====== Recorded information ======

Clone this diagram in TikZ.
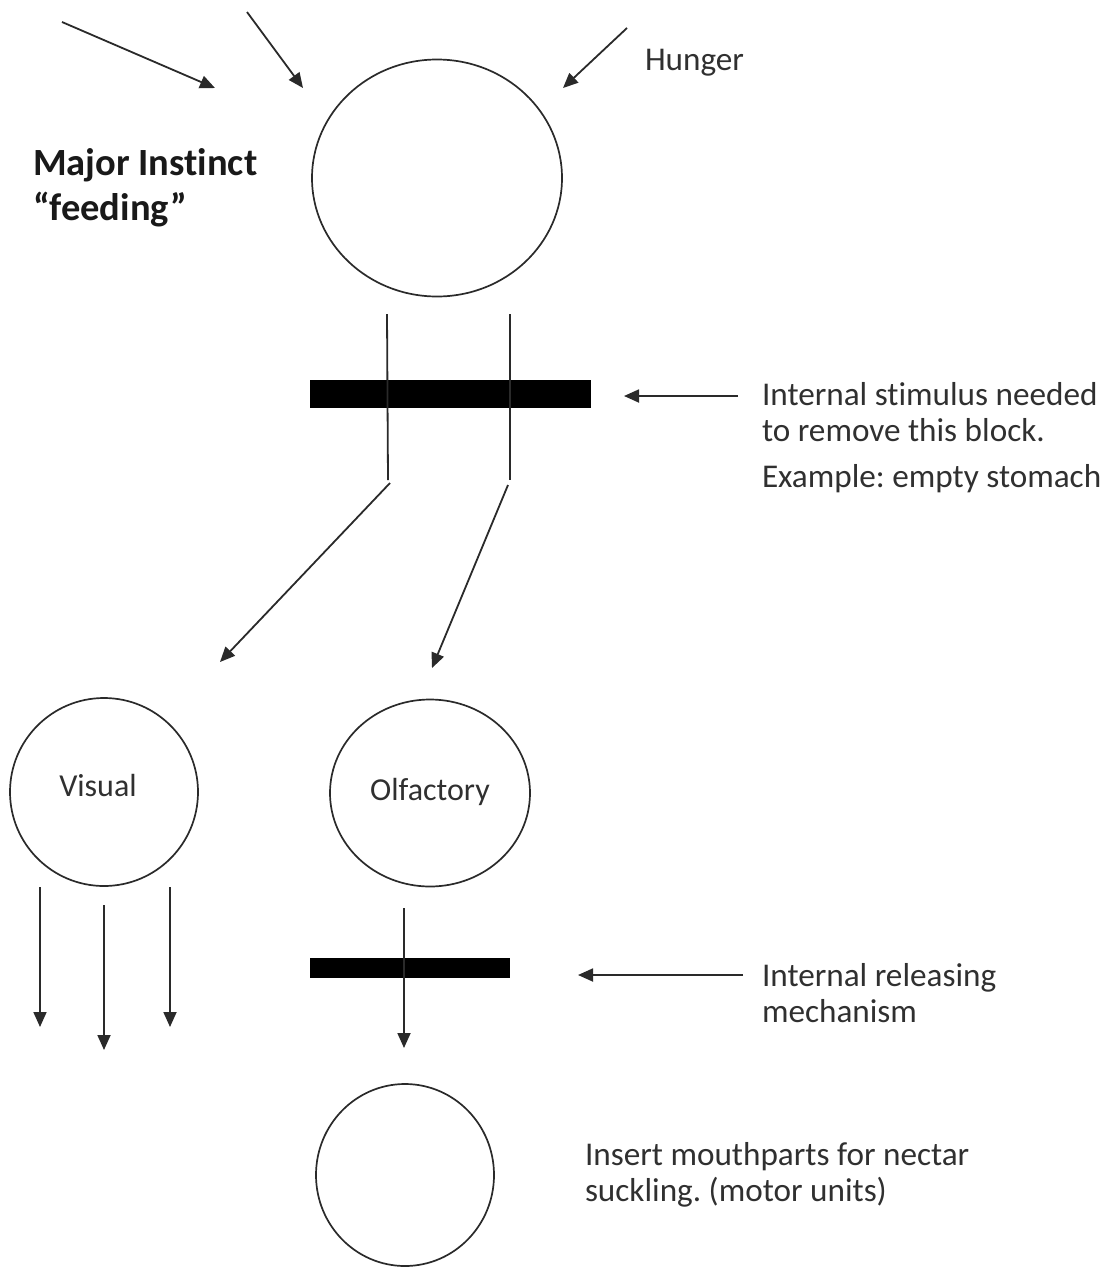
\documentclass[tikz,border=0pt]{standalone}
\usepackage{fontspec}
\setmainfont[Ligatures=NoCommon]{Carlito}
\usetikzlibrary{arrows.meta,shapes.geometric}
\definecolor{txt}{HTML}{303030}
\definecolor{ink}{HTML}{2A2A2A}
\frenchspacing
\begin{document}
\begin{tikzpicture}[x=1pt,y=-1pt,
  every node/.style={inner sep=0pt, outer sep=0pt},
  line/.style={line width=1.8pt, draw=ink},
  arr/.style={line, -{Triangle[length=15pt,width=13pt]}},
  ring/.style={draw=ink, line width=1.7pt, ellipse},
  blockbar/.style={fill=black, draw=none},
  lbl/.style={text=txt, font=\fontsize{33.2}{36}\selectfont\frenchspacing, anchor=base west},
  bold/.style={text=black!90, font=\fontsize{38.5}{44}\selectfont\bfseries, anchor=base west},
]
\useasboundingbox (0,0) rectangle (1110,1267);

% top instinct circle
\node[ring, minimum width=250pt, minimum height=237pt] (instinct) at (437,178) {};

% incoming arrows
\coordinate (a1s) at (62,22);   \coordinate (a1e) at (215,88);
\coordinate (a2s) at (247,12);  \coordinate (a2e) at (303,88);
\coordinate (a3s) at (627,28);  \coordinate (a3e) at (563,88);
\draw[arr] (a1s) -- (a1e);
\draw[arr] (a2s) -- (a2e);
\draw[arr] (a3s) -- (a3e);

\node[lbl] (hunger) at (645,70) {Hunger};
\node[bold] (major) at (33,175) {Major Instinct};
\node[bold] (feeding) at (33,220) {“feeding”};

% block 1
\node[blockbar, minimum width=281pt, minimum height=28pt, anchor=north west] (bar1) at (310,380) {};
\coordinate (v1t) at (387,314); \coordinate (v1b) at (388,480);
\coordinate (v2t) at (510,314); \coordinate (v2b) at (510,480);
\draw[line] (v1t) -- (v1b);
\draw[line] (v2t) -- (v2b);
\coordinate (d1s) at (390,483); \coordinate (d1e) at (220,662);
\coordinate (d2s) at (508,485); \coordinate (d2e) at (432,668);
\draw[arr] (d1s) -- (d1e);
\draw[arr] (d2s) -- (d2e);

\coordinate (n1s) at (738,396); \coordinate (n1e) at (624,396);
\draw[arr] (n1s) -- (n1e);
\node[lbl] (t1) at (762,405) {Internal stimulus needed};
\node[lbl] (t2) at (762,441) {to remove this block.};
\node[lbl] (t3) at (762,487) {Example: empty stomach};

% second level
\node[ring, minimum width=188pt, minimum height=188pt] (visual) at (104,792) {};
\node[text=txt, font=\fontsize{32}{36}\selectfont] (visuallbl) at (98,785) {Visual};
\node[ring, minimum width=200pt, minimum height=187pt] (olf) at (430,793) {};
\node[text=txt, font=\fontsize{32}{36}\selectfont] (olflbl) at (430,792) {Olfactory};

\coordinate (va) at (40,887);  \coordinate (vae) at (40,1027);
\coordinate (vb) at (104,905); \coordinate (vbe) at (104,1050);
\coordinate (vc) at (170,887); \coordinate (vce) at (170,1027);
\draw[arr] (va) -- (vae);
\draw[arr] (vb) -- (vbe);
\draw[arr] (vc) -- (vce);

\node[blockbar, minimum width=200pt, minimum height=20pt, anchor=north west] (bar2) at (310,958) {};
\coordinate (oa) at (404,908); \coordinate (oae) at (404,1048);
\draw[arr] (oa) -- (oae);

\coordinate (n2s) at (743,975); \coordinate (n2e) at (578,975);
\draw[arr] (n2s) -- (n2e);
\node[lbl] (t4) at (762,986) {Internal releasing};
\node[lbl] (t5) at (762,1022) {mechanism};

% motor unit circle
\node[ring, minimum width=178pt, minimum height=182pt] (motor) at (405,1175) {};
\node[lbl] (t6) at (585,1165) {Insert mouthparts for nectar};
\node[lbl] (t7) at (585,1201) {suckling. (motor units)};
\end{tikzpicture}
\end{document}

======

Written instruction:
Lines that hold "this" are the ones to copy; find all of them.

The response:
Clone this diagram in TikZ.
\node[lbl] (t2) at (762,441) {to remove this block.};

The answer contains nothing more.